• _WHAT IS ASKED_:
List all lines in the material below that contain "chart".

══════

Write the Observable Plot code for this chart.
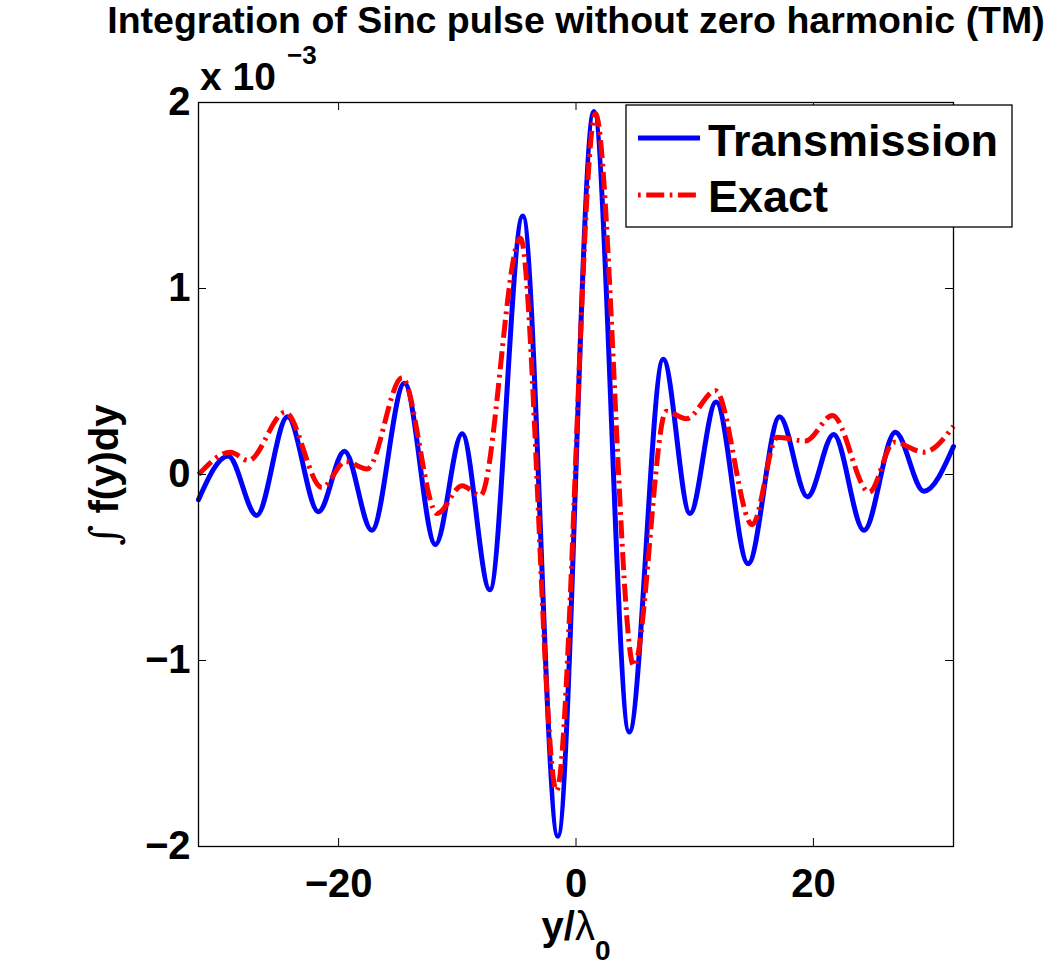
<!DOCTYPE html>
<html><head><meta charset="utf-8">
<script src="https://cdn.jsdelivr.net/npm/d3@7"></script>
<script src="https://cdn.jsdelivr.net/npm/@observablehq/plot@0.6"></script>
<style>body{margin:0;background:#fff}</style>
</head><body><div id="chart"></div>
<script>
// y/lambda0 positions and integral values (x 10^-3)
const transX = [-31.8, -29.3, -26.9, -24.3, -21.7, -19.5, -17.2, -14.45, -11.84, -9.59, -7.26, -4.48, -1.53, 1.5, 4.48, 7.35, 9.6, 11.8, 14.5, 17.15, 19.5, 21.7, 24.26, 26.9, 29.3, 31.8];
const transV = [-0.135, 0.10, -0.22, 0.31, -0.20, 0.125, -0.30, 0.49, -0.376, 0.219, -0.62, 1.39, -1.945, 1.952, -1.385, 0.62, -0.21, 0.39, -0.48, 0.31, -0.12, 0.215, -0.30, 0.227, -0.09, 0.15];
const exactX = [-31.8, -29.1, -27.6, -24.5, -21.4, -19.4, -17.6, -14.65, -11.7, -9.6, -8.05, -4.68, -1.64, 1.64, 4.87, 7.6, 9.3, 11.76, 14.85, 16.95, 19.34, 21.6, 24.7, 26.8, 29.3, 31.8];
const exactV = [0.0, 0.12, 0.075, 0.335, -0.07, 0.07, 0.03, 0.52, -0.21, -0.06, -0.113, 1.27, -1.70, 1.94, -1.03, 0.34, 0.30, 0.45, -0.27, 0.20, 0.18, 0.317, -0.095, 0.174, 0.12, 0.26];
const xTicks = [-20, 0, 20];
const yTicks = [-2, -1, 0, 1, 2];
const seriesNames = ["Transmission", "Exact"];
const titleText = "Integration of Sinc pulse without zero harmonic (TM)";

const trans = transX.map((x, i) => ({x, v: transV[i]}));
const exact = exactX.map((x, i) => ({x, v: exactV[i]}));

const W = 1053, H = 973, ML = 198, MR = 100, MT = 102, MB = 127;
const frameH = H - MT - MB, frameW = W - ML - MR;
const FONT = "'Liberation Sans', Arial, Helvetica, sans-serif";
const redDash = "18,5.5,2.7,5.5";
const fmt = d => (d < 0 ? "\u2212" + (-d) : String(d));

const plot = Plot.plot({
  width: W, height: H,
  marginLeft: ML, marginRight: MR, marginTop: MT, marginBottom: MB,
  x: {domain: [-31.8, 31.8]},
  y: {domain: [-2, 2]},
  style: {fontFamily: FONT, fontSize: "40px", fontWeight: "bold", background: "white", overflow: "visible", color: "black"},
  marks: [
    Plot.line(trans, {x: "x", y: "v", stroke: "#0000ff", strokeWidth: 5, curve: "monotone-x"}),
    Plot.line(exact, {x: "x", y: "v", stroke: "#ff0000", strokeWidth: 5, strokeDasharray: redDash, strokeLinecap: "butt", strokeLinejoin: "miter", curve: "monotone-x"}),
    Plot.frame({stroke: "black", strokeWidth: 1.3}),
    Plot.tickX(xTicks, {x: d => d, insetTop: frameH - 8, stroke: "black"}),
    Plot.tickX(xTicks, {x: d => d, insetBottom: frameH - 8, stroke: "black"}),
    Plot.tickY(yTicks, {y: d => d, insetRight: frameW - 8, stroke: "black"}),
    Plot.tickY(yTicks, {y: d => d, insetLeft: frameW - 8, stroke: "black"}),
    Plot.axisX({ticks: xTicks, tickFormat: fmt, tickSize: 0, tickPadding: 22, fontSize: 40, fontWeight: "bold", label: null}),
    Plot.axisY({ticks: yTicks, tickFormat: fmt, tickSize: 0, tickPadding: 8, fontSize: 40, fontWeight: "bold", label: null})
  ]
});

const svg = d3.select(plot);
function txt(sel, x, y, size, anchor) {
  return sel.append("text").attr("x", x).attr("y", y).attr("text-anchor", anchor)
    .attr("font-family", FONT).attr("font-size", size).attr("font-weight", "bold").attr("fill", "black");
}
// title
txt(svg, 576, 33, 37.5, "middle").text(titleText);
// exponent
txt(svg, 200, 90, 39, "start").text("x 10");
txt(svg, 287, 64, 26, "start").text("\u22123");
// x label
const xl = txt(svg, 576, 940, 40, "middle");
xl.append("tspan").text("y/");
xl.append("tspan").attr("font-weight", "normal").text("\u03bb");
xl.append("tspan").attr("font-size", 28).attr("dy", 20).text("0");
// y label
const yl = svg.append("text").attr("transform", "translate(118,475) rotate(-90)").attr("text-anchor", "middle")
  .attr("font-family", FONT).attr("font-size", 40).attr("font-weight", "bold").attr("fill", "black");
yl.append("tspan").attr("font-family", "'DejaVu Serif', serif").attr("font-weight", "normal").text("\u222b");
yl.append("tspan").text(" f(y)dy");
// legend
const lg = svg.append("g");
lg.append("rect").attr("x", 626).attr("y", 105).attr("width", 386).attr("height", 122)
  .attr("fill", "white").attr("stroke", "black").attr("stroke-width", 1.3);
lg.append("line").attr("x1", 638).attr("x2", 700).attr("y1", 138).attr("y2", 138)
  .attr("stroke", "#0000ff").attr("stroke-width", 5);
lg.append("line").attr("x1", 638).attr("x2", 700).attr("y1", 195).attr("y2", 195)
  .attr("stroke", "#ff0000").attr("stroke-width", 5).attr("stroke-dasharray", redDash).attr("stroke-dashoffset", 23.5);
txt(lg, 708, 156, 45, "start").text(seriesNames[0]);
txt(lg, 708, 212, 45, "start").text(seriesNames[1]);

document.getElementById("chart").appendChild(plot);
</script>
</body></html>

══════

• _PROBLEM SOLUTION_:
Write the Observable Plot code for this chart.
</head><body><div id="chart"></div>
document.getElementById("chart").appendChild(plot);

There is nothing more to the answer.